Short task:
Please write out the material that follows, exactly as it stands.

*****

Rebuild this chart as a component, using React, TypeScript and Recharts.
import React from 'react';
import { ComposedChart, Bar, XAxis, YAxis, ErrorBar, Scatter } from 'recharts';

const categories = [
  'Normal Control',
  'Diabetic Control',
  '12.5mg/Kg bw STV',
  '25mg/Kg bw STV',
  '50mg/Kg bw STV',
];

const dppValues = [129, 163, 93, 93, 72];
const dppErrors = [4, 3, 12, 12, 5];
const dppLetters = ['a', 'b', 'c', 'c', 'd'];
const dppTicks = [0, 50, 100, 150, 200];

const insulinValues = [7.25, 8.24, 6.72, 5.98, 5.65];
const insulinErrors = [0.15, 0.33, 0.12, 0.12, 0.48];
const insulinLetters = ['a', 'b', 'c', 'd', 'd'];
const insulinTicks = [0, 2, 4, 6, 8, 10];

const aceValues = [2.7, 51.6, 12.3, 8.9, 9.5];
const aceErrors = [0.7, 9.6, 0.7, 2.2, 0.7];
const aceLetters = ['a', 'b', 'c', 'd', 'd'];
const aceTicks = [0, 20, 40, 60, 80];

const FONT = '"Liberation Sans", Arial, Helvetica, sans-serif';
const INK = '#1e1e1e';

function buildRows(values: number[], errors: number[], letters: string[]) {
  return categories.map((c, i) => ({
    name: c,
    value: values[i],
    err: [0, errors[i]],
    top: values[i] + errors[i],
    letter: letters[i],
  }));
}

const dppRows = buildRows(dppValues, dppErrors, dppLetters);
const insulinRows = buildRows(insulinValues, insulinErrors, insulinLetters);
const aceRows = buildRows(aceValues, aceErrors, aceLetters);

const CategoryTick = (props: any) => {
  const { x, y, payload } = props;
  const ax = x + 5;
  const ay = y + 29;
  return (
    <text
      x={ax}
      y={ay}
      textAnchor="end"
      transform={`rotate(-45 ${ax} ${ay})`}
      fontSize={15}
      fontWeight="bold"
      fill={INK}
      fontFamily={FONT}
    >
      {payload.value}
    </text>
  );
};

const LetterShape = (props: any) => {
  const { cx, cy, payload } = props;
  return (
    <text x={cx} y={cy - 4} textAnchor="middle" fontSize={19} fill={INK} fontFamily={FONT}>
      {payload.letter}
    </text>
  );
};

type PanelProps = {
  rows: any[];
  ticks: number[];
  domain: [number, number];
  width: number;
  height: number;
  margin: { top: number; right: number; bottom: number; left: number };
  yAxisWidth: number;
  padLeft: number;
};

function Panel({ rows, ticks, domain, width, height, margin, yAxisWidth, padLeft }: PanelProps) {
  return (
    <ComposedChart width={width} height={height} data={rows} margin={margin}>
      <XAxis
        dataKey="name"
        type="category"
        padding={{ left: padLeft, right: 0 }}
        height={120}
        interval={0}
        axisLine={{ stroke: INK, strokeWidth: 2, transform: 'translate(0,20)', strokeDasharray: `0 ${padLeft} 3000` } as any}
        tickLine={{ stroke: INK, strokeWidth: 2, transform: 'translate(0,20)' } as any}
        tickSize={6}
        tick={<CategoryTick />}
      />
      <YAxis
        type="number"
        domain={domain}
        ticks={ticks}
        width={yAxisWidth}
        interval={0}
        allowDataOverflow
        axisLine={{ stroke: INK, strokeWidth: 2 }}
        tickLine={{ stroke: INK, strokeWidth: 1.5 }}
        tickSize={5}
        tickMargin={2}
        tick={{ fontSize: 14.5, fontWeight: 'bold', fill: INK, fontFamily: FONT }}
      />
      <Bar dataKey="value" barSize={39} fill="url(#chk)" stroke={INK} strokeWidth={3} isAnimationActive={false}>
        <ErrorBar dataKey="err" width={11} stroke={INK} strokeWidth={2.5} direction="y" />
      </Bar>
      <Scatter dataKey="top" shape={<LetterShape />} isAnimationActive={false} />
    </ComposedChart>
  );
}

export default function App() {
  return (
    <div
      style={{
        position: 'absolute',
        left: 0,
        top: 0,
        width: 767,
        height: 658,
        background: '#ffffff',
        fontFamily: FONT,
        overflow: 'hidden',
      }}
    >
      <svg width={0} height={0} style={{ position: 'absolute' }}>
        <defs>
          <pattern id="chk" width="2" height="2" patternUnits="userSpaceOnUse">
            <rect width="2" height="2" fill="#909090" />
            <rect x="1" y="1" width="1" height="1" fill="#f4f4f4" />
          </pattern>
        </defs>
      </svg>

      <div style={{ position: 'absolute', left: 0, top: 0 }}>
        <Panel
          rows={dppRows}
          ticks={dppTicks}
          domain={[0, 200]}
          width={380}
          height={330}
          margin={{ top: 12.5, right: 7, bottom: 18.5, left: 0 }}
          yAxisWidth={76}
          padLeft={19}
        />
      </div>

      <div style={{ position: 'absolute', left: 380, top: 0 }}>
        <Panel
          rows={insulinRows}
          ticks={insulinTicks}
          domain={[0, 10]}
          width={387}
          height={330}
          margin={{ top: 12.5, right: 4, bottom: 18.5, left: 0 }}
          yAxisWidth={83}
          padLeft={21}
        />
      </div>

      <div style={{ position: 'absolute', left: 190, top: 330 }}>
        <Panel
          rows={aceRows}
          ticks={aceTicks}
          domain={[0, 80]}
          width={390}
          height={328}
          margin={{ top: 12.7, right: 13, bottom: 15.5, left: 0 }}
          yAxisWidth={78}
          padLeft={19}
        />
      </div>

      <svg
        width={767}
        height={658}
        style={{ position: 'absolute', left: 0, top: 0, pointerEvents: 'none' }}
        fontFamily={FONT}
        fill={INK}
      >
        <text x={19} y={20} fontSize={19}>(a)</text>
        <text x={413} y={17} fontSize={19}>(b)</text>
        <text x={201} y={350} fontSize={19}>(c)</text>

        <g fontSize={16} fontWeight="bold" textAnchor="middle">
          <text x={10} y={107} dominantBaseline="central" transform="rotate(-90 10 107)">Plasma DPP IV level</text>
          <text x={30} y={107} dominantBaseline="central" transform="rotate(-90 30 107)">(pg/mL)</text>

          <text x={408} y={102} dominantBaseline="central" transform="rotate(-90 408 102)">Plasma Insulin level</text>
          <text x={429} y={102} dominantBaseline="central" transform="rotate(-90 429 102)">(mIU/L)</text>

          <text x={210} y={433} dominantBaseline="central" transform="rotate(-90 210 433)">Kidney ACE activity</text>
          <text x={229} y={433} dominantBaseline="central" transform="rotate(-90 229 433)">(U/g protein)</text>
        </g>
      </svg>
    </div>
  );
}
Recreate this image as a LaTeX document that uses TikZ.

*****

Finished exercise:
Rebuild this chart as a component, using React, TypeScript and Recharts.
import React from 'react';
import { ComposedChart, Bar, XAxis, YAxis, ErrorBar, Scatter } from 'recharts';

const categories = [
  'Normal Control',
  'Diabetic Control',
  '12.5mg/Kg bw STV',
  '25mg/Kg bw STV',
  '50mg/Kg bw STV',
];

const dppValues = [129, 163, 93, 93, 72];
const dppErrors = [4, 3, 12, 12, 5];
const dppLetters = ['a', 'b', 'c', 'c', 'd'];
const dppTicks = [0, 50, 100, 150, 200];

const insulinValues = [7.25, 8.24, 6.72, 5.98, 5.65];
const insulinErrors = [0.15, 0.33, 0.12, 0.12, 0.48];
const insulinLetters = ['a', 'b', 'c', 'd', 'd'];
const insulinTicks = [0, 2, 4, 6, 8, 10];

const aceValues = [2.7, 51.6, 12.3, 8.9, 9.5];
const aceErrors = [0.7, 9.6, 0.7, 2.2, 0.7];
const aceLetters = ['a', 'b', 'c', 'd', 'd'];
const aceTicks = [0, 20, 40, 60, 80];

const FONT = '"Liberation Sans", Arial, Helvetica, sans-serif';
const INK = '#1e1e1e';

function buildRows(values: number[], errors: number[], letters: string[]) {
  return categories.map((c, i) => ({
    name: c,
    value: values[i],
    err: [0, errors[i]],
    top: values[i] + errors[i],
    letter: letters[i],
  }));
}

const dppRows = buildRows(dppValues, dppErrors, dppLetters);
const insulinRows = buildRows(insulinValues, insulinErrors, insulinLetters);
const aceRows = buildRows(aceValues, aceErrors, aceLetters);

const CategoryTick = (props: any) => {
  const { x, y, payload } = props;
  const ax = x + 5;
  const ay = y + 29;
  return (
    <text
      x={ax}
      y={ay}
      textAnchor="end"
      transform={`rotate(-45 ${ax} ${ay})`}
      fontSize={15}
      fontWeight="bold"
      fill={INK}
      fontFamily={FONT}
    >
      {payload.value}
    </text>
  );
};

const LetterShape = (props: any) => {
  const { cx, cy, payload } = props;
  return (
    <text x={cx} y={cy - 4} textAnchor="middle" fontSize={19} fill={INK} fontFamily={FONT}>
      {payload.letter}
    </text>
  );
};

type PanelProps = {
  rows: any[];
  ticks: number[];
  domain: [number, number];
  width: number;
  height: number;
  margin: { top: number; right: number; bottom: number; left: number };
  yAxisWidth: number;
  padLeft: number;
};

function Panel({ rows, ticks, domain, width, height, margin, yAxisWidth, padLeft }: PanelProps) {
  return (
    <ComposedChart width={width} height={height} data={rows} margin={margin}>
      <XAxis
        dataKey="name"
        type="category"
        padding={{ left: padLeft, right: 0 }}
        height={120}
        interval={0}
        axisLine={{ stroke: INK, strokeWidth: 2, transform: 'translate(0,20)', strokeDasharray: `0 ${padLeft} 3000` } as any}
        tickLine={{ stroke: INK, strokeWidth: 2, transform: 'translate(0,20)' } as any}
        tickSize={6}
        tick={<CategoryTick />}
      />
      <YAxis
        type="number"
        domain={domain}
        ticks={ticks}
        width={yAxisWidth}
        interval={0}
        allowDataOverflow
        axisLine={{ stroke: INK, strokeWidth: 2 }}
        tickLine={{ stroke: INK, strokeWidth: 1.5 }}
        tickSize={5}
        tickMargin={2}
        tick={{ fontSize: 14.5, fontWeight: 'bold', fill: INK, fontFamily: FONT }}
      />
      <Bar dataKey="value" barSize={39} fill="url(#chk)" stroke={INK} strokeWidth={3} isAnimationActive={false}>
        <ErrorBar dataKey="err" width={11} stroke={INK} strokeWidth={2.5} direction="y" />
      </Bar>
      <Scatter dataKey="top" shape={<LetterShape />} isAnimationActive={false} />
    </ComposedChart>
  );
}

export default function App() {
  return (
    <div
      style={{
        position: 'absolute',
        left: 0,
        top: 0,
        width: 767,
        height: 658,
        background: '#ffffff',
        fontFamily: FONT,
        overflow: 'hidden',
      }}
    >
      <svg width={0} height={0} style={{ position: 'absolute' }}>
        <defs>
          <pattern id="chk" width="2" height="2" patternUnits="userSpaceOnUse">
            <rect width="2" height="2" fill="#909090" />
            <rect x="1" y="1" width="1" height="1" fill="#f4f4f4" />
          </pattern>
        </defs>
      </svg>

      <div style={{ position: 'absolute', left: 0, top: 0 }}>
        <Panel
          rows={dppRows}
          ticks={dppTicks}
          domain={[0, 200]}
          width={380}
          height={330}
          margin={{ top: 12.5, right: 7, bottom: 18.5, left: 0 }}
          yAxisWidth={76}
          padLeft={19}
        />
      </div>

      <div style={{ position: 'absolute', left: 380, top: 0 }}>
        <Panel
          rows={insulinRows}
          ticks={insulinTicks}
          domain={[0, 10]}
          width={387}
          height={330}
          margin={{ top: 12.5, right: 4, bottom: 18.5, left: 0 }}
          yAxisWidth={83}
          padLeft={21}
        />
      </div>

      <div style={{ position: 'absolute', left: 190, top: 330 }}>
        <Panel
          rows={aceRows}
          ticks={aceTicks}
          domain={[0, 80]}
          width={390}
          height={328}
          margin={{ top: 12.7, right: 13, bottom: 15.5, left: 0 }}
          yAxisWidth={78}
          padLeft={19}
        />
      </div>

      <svg
        width={767}
        height={658}
        style={{ position: 'absolute', left: 0, top: 0, pointerEvents: 'none' }}
        fontFamily={FONT}
        fill={INK}
      >
        <text x={19} y={20} fontSize={19}>(a)</text>
        <text x={413} y={17} fontSize={19}>(b)</text>
        <text x={201} y={350} fontSize={19}>(c)</text>

        <g fontSize={16} fontWeight="bold" textAnchor="middle">
          <text x={10} y={107} dominantBaseline="central" transform="rotate(-90 10 107)">Plasma DPP IV level</text>
          <text x={30} y={107} dominantBaseline="central" transform="rotate(-90 30 107)">(pg/mL)</text>

          <text x={408} y={102} dominantBaseline="central" transform="rotate(-90 408 102)">Plasma Insulin level</text>
          <text x={429} y={102} dominantBaseline="central" transform="rotate(-90 429 102)">(mIU/L)</text>

          <text x={210} y={433} dominantBaseline="central" transform="rotate(-90 210 433)">Kidney ACE activity</text>
          <text x={229} y={433} dominantBaseline="central" transform="rotate(-90 229 433)">(U/g protein)</text>
        </g>
      </svg>
    </div>
  );
}
Recreate this image as a LaTeX document that uses TikZ.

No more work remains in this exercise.